▶ _INSTRUCTION_
Output every line exactly as written. Leave out pictures.

▶ _DATASET EXTRACT_

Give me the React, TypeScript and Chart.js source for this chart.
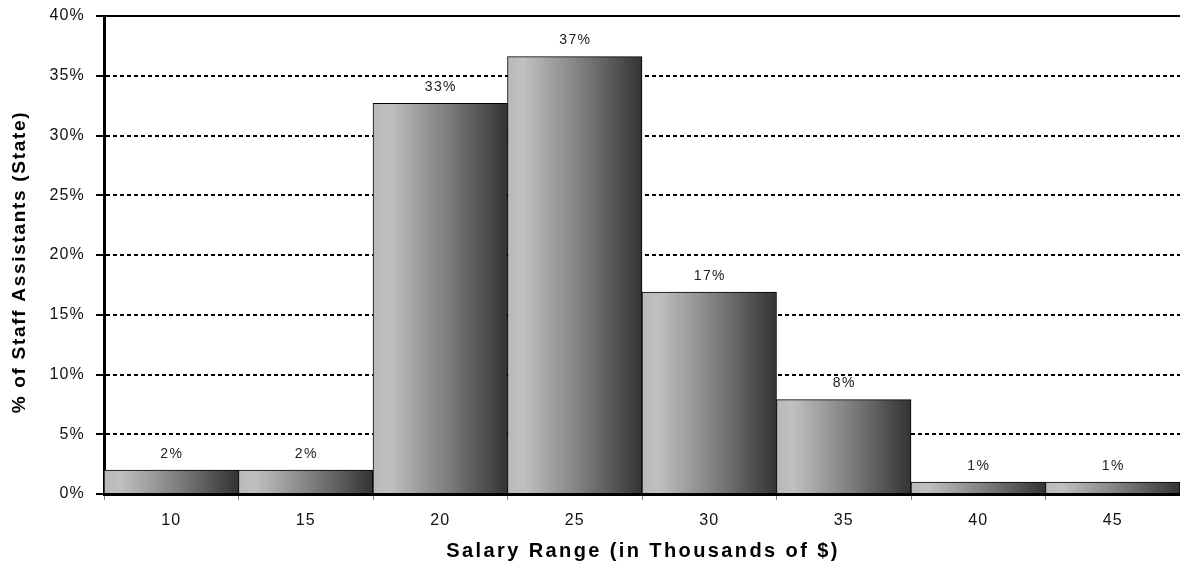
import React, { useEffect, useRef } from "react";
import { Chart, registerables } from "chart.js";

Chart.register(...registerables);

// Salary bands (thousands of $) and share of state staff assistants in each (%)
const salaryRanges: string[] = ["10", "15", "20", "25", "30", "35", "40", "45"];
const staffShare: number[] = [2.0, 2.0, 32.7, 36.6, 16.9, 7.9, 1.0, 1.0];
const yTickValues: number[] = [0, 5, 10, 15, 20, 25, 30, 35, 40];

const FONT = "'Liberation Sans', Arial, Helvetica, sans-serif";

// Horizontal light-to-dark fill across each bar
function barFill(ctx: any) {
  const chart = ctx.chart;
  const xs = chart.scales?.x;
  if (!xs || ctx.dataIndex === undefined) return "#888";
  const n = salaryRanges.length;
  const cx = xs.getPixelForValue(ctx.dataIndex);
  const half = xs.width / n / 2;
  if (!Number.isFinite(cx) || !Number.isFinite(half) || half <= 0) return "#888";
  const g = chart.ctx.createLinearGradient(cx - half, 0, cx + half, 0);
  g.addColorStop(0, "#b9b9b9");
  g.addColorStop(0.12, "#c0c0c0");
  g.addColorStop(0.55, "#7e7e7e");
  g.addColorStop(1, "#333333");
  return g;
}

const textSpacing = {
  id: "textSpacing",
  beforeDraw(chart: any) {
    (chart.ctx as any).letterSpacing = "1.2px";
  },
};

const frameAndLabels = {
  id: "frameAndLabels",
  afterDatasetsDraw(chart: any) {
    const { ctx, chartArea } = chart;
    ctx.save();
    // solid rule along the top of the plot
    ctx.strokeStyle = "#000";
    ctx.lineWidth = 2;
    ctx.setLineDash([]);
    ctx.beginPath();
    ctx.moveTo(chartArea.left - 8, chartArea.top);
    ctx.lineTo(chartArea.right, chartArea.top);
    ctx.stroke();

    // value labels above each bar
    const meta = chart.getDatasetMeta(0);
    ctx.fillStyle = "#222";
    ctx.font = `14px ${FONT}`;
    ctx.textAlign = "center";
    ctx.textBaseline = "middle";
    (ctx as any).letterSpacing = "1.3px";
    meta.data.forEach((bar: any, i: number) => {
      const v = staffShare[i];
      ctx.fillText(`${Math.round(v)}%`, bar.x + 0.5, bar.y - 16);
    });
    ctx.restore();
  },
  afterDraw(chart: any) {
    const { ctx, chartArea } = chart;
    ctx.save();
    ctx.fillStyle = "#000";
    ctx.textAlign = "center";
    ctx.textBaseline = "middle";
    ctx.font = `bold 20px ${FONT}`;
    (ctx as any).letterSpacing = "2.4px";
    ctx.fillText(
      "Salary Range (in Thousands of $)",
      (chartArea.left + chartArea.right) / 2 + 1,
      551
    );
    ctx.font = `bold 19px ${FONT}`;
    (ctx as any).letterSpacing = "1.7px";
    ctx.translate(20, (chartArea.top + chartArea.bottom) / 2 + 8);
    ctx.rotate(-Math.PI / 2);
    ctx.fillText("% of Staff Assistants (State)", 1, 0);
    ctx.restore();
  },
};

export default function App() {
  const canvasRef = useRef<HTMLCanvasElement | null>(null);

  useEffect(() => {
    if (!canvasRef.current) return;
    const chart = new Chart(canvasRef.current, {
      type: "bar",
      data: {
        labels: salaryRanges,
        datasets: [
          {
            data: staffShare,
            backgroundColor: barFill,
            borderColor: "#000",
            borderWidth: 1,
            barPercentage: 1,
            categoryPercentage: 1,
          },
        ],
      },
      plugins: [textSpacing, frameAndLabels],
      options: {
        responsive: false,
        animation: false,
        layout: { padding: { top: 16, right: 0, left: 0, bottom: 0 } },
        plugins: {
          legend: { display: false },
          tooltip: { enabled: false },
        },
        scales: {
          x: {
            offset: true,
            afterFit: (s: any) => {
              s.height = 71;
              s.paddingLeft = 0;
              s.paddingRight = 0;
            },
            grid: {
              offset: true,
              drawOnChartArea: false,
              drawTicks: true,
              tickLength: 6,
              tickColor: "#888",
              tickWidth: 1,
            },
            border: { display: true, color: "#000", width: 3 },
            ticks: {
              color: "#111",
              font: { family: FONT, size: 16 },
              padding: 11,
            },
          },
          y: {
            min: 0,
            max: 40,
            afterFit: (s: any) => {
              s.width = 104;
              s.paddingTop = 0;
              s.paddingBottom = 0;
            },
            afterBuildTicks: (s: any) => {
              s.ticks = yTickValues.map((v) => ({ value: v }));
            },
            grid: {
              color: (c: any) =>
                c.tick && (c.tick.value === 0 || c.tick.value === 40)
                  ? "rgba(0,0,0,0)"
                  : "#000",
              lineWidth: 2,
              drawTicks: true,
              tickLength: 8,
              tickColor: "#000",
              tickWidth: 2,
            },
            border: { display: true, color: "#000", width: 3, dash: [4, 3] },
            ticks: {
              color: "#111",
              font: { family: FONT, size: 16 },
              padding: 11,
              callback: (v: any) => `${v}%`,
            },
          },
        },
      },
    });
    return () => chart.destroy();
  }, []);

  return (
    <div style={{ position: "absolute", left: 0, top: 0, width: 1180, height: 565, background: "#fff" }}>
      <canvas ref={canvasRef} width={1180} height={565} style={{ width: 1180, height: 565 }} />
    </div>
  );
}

▶ _WRITTEN SOLUTION_
Give me the React, TypeScript and Chart.js source for this chart.
import React, { useEffect, useRef } from "react";
import { Chart, registerables } from "chart.js";

Chart.register(...registerables);

// Salary bands (thousands of $) and share of state staff assistants in each (%)
const salaryRanges: string[] = ["10", "15", "20", "25", "30", "35", "40", "45"];
const staffShare: number[] = [2.0, 2.0, 32.7, 36.6, 16.9, 7.9, 1.0, 1.0];
const yTickValues: number[] = [0, 5, 10, 15, 20, 25, 30, 35, 40];

const FONT = "'Liberation Sans', Arial, Helvetica, sans-serif";

// Horizontal light-to-dark fill across each bar
function barFill(ctx: any) {
  const chart = ctx.chart;
  const xs = chart.scales?.x;
  if (!xs || ctx.dataIndex === undefined) return "#888";
  const n = salaryRanges.length;
  const cx = xs.getPixelForValue(ctx.dataIndex);
  const half = xs.width / n / 2;
  if (!Number.isFinite(cx) || !Number.isFinite(half) || half <= 0) return "#888";
  const g = chart.ctx.createLinearGradient(cx - half, 0, cx + half, 0);
  g.addColorStop(0, "#b9b9b9");
  g.addColorStop(0.12, "#c0c0c0");
  g.addColorStop(0.55, "#7e7e7e");
  g.addColorStop(1, "#333333");
  return g;
}

const textSpacing = {
  id: "textSpacing",
  beforeDraw(chart: any) {
    (chart.ctx as any).letterSpacing = "1.2px";
  },
};

const frameAndLabels = {
  id: "frameAndLabels",
  afterDatasetsDraw(chart: any) {
    const { ctx, chartArea } = chart;
    ctx.save();
    // solid rule along the top of the plot
    ctx.strokeStyle = "#000";
    ctx.lineWidth = 2;
    ctx.setLineDash([]);
    ctx.beginPath();
    ctx.moveTo(chartArea.left - 8, chartArea.top);
    ctx.lineTo(chartArea.right, chartArea.top);
    ctx.stroke();

    // value labels above each bar
    const meta = chart.getDatasetMeta(0);
    ctx.fillStyle = "#222";
    ctx.font = `14px ${FONT}`;
    ctx.textAlign = "center";
    ctx.textBaseline = "middle";
    (ctx as any).letterSpacing = "1.3px";
    meta.data.forEach((bar: any, i: number) => {
      const v = staffShare[i];
      ctx.fillText(`${Math.round(v)}%`, bar.x + 0.5, bar.y - 16);
    });
    ctx.restore();
  },
  afterDraw(chart: any) {
    const { ctx, chartArea } = chart;
    ctx.save();
    ctx.fillStyle = "#000";
    ctx.textAlign = "center";
    ctx.textBaseline = "middle";
    ctx.font = `bold 20px ${FONT}`;
    (ctx as any).letterSpacing = "2.4px";
    ctx.fillText(
      "Salary Range (in Thousands of $)",
      (chartArea.left + chartArea.right) / 2 + 1,
      551
    );
    ctx.font = `bold 19px ${FONT}`;
    (ctx as any).letterSpacing = "1.7px";
    ctx.translate(20, (chartArea.top + chartArea.bottom) / 2 + 8);
    ctx.rotate(-Math.PI / 2);
    ctx.fillText("% of Staff Assistants (State)", 1, 0);
    ctx.restore();
  },
};

export default function App() {
  const canvasRef = useRef<HTMLCanvasElement | null>(null);

  useEffect(() => {
    if (!canvasRef.current) return;
    const chart = new Chart(canvasRef.current, {
      type: "bar",
      data: {
        labels: salaryRanges,
        datasets: [
          {
            data: staffShare,
            backgroundColor: barFill,
            borderColor: "#000",
            borderWidth: 1,
            barPercentage: 1,
            categoryPercentage: 1,
          },
        ],
      },
      plugins: [textSpacing, frameAndLabels],
      options: {
        responsive: false,
        animation: false,
        layout: { padding: { top: 16, right: 0, left: 0, bottom: 0 } },
        plugins: {
          legend: { display: false },
          tooltip: { enabled: false },
        },
        scales: {
          x: {
            offset: true,
            afterFit: (s: any) => {
              s.height = 71;
              s.paddingLeft = 0;
              s.paddingRight = 0;
            },
            grid: {
              offset: true,
              drawOnChartArea: false,
              drawTicks: true,
              tickLength: 6,
              tickColor: "#888",
              tickWidth: 1,
            },
            border: { display: true, color: "#000", width: 3 },
            ticks: {
              color: "#111",
              font: { family: FONT, size: 16 },
              padding: 11,
            },
          },
          y: {
            min: 0,
            max: 40,
            afterFit: (s: any) => {
              s.width = 104;
              s.paddingTop = 0;
              s.paddingBottom = 0;
            },
            afterBuildTicks: (s: any) => {
              s.ticks = yTickValues.map((v) => ({ value: v }));
            },
            grid: {
              color: (c: any) =>
                c.tick && (c.tick.value === 0 || c.tick.value === 40)
                  ? "rgba(0,0,0,0)"
                  : "#000",
              lineWidth: 2,
              drawTicks: true,
              tickLength: 8,
              tickColor: "#000",
              tickWidth: 2,
            },
            border: { display: true, color: "#000", width: 3, dash: [4, 3] },
            ticks: {
              color: "#111",
              font: { family: FONT, size: 16 },
              padding: 11,
              callback: (v: any) => `${v}%`,
            },
          },
        },
      },
    });
    return () => chart.destroy();
  }, []);

  return (
    <div style={{ position: "absolute", left: 0, top: 0, width: 1180, height: 565, background: "#fff" }}>
      <canvas ref={canvasRef} width={1180} height={565} style={{ width: 1180, height: 565 }} />
    </div>
  );
}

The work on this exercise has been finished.